Season 2 of The Handmaid's Tale will go beyond the book
Elisabeth Moss plays a still-fertile woman separated from her family and forced to become a breeder in the show
Season 2 of The Handmaid’s Tale, which is set to return to your TV screens on Wednesday, may be moving past the narrative of the book on which it is based, especially since the show has technically reached the end of its source material, Margaret Atwood's 1985 novel of the same name.
The second season of the dystopian show premiered last Thursday, April 19, at the TCL Chinese Theatre in Hollywood. Hulu's critically acclaimed series — the first show produced by a streaming site to take home best drama Emmy — tells the story of a woman enslaved under a patriarchal, theocratic dictatorship called Gilead that has replaced the United States of America.

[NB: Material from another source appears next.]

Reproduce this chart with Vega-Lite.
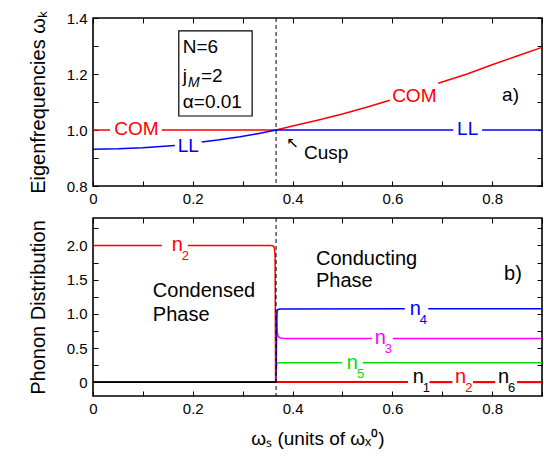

The show, which stars Elisabeth Moss in the lead, has been in the limelight for how much relevant the story is in Donald Trump’s America than it was when first published in 1985.
The 35-year-old actress plays Offred, a former book editor who is one of the few fertile women left. She is forced into becoming a handmaid — a sex slave — for The Commander, played by Joseph Fiennes, and his wife Serena Joy, played by Yvonne Strahovski. The story follows Offred’s struggle for survival and her quest to find her lost daughter.
The show won the Golden Globe this year for Best Drama television series and Moss herself bagged the award for Best Performance by an Actress in a Television Drama Series. Last year, The Handmaid’s Tale swept the Primetime Emmys with eight awards and four other nominations.
The series is an Original production by Hulu, the premium streaming service that is home to such hits as Future Man, Marvel’s Runaways, The Path and 11.22.63.